===== Recorded information =====

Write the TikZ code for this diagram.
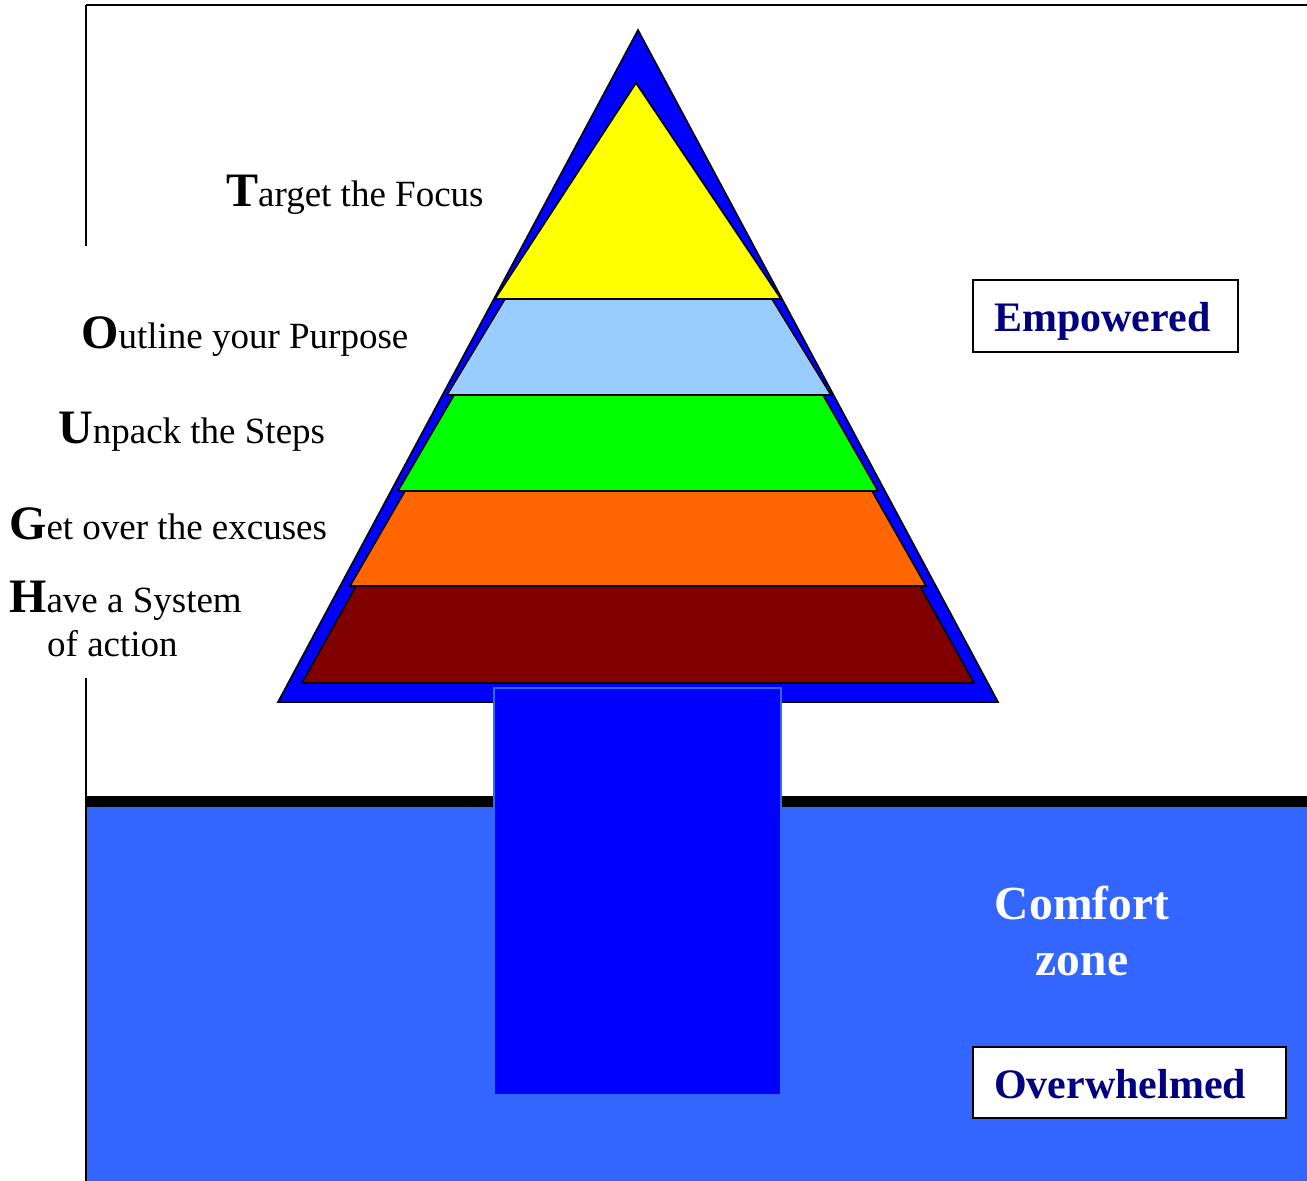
\documentclass[tikz,border=0pt]{standalone}
\usepackage{fontspec}
\setmainfont{Liberation Serif}
\definecolor{zoneblue}{HTML}{3366FF}
\definecolor{pureblue}{HTML}{0000FF}
\definecolor{lightblu}{HTML}{99CCFF}
\definecolor{greenc}{HTML}{00FF00}
\definecolor{yellowc}{HTML}{FFFF00}
\definecolor{orng}{HTML}{FF6600}
\definecolor{maroonc}{HTML}{800000}
\definecolor{navyc}{HTML}{000080}
\newcommand{\initial}[1]{{\fontsize{48}{48}\selectfont\bfseries #1}}
\begin{document}
\begin{tikzpicture}[x=1pt,y=-1pt,
  framel/.style={line width=2pt,draw=black},
  layer/.style={draw=black,line width=1.6pt,line join=miter},
  steplabel/.style={anchor=base west,inner sep=0pt,font=\fontsize{37}{44}\selectfont},
  statebox/.style={draw=black,line width=2pt,fill=white},
  statetext/.style={anchor=base west,inner sep=0pt,text=navyc,font=\fontsize{42}{48}\selectfont\bfseries},
  zonetext/.style={anchor=base,inner sep=0pt,text=white,font=\fontsize{47.5}{52}\selectfont\bfseries}]
\useasboundingbox (0,0) rectangle (1307,1181);
% frame
\draw[framel] (86,5) -- (1307,5);
\draw[framel] (86,5) -- (86,246);
\draw[framel] (86,678) -- (86,1181);
% comfort zone
\fill[zoneblue] (86,807) rectangle (1307,1181);
\fill[black] (86,796) rectangle (1307,807);
\draw[framel] (86,796) -- (86,1181);
% pyramid
\draw[layer,fill=pureblue] (638,30) -- (998,702) -- (278,702) -- cycle;
\draw[layer,fill=yellowc] (636,83) -- (781,299) -- (495,299) -- cycle;
\draw[layer,fill=lightblu] (505,299) -- (772,299) -- (831,395) -- (447,395) -- cycle;
\draw[layer,fill=greenc] (454,395) -- (823,395) -- (878,491) -- (398,491) -- cycle;
\draw[layer,fill=orng] (405,491) -- (872,491) -- (926,586) -- (350,586) -- cycle;
\draw[layer,fill=maroonc] (356,586) -- (920,586) -- (974,683) -- (302,683) -- cycle;
% stem
\draw[fill=pureblue,draw=zoneblue,line width=1.5pt] (494,688) rectangle (781,1095);
% step labels
\node[steplabel] (t) at (226,206) {\initial{T}arget the Focus};
\node[steplabel] (o) at (81,348) {\initial{O}utline your Purpose};
\node[steplabel] (u) at (58,443) {\initial{U}npack the Steps};
\node[steplabel] (g) at (9,539) {\initial{G}et over the excuses};
\node[steplabel] (h) at (9,612) {\initial{H}ave a System};
\node[steplabel] (h2) at (47,656) {of action};
% state boxes
\draw[statebox] (973,280) rectangle (1238,352);
\node[statetext] (emp) at (994,331) {Empowered};
\draw[statebox] (973,1047) rectangle (1286,1118);
\node[statetext] (ovw) at (994,1098) {Overwhelmed};
\node[zonetext] (cz1) at (1082,919) {Comfort};
\node[zonetext] (cz2) at (1082,975) {zone};
\end{tikzpicture}
\end{document}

=====

== Written exercise ==
Reproduce the material above in full and without alteration, but skip all pictures.

== Answer for this exercise ==
Write the TikZ code for this diagram.
\documentclass[tikz,border=0pt]{standalone}
\usepackage{fontspec}
\setmainfont{Liberation Serif}
\definecolor{zoneblue}{HTML}{3366FF}
\definecolor{pureblue}{HTML}{0000FF}
\definecolor{lightblu}{HTML}{99CCFF}
\definecolor{greenc}{HTML}{00FF00}
\definecolor{yellowc}{HTML}{FFFF00}
\definecolor{orng}{HTML}{FF6600}
\definecolor{maroonc}{HTML}{800000}
\definecolor{navyc}{HTML}{000080}
\newcommand{\initial}[1]{{\fontsize{48}{48}\selectfont\bfseries #1}}
\begin{document}
\begin{tikzpicture}[x=1pt,y=-1pt,
  framel/.style={line width=2pt,draw=black},
  layer/.style={draw=black,line width=1.6pt,line join=miter},
  steplabel/.style={anchor=base west,inner sep=0pt,font=\fontsize{37}{44}\selectfont},
  statebox/.style={draw=black,line width=2pt,fill=white},
  statetext/.style={anchor=base west,inner sep=0pt,text=navyc,font=\fontsize{42}{48}\selectfont\bfseries},
  zonetext/.style={anchor=base,inner sep=0pt,text=white,font=\fontsize{47.5}{52}\selectfont\bfseries}]
\useasboundingbox (0,0) rectangle (1307,1181);
% frame
\draw[framel] (86,5) -- (1307,5);
\draw[framel] (86,5) -- (86,246);
\draw[framel] (86,678) -- (86,1181);
% comfort zone
\fill[zoneblue] (86,807) rectangle (1307,1181);
\fill[black] (86,796) rectangle (1307,807);
\draw[framel] (86,796) -- (86,1181);
% pyramid
\draw[layer,fill=pureblue] (638,30) -- (998,702) -- (278,702) -- cycle;
\draw[layer,fill=yellowc] (636,83) -- (781,299) -- (495,299) -- cycle;
\draw[layer,fill=lightblu] (505,299) -- (772,299) -- (831,395) -- (447,395) -- cycle;
\draw[layer,fill=greenc] (454,395) -- (823,395) -- (878,491) -- (398,491) -- cycle;
\draw[layer,fill=orng] (405,491) -- (872,491) -- (926,586) -- (350,586) -- cycle;
\draw[layer,fill=maroonc] (356,586) -- (920,586) -- (974,683) -- (302,683) -- cycle;
% stem
\draw[fill=pureblue,draw=zoneblue,line width=1.5pt] (494,688) rectangle (781,1095);
% step labels
\node[steplabel] (t) at (226,206) {\initial{T}arget the Focus};
\node[steplabel] (o) at (81,348) {\initial{O}utline your Purpose};
\node[steplabel] (u) at (58,443) {\initial{U}npack the Steps};
\node[steplabel] (g) at (9,539) {\initial{G}et over the excuses};
\node[steplabel] (h) at (9,612) {\initial{H}ave a System};
\node[steplabel] (h2) at (47,656) {of action};
% state boxes
\draw[statebox] (973,280) rectangle (1238,352);
\node[statetext] (emp) at (994,331) {Empowered};
\draw[statebox] (973,1047) rectangle (1286,1118);
\node[statetext] (ovw) at (994,1098) {Overwhelmed};
\node[zonetext] (cz1) at (1082,919) {Comfort};
\node[zonetext] (cz2) at (1082,975) {zone};
\end{tikzpicture}
\end{document}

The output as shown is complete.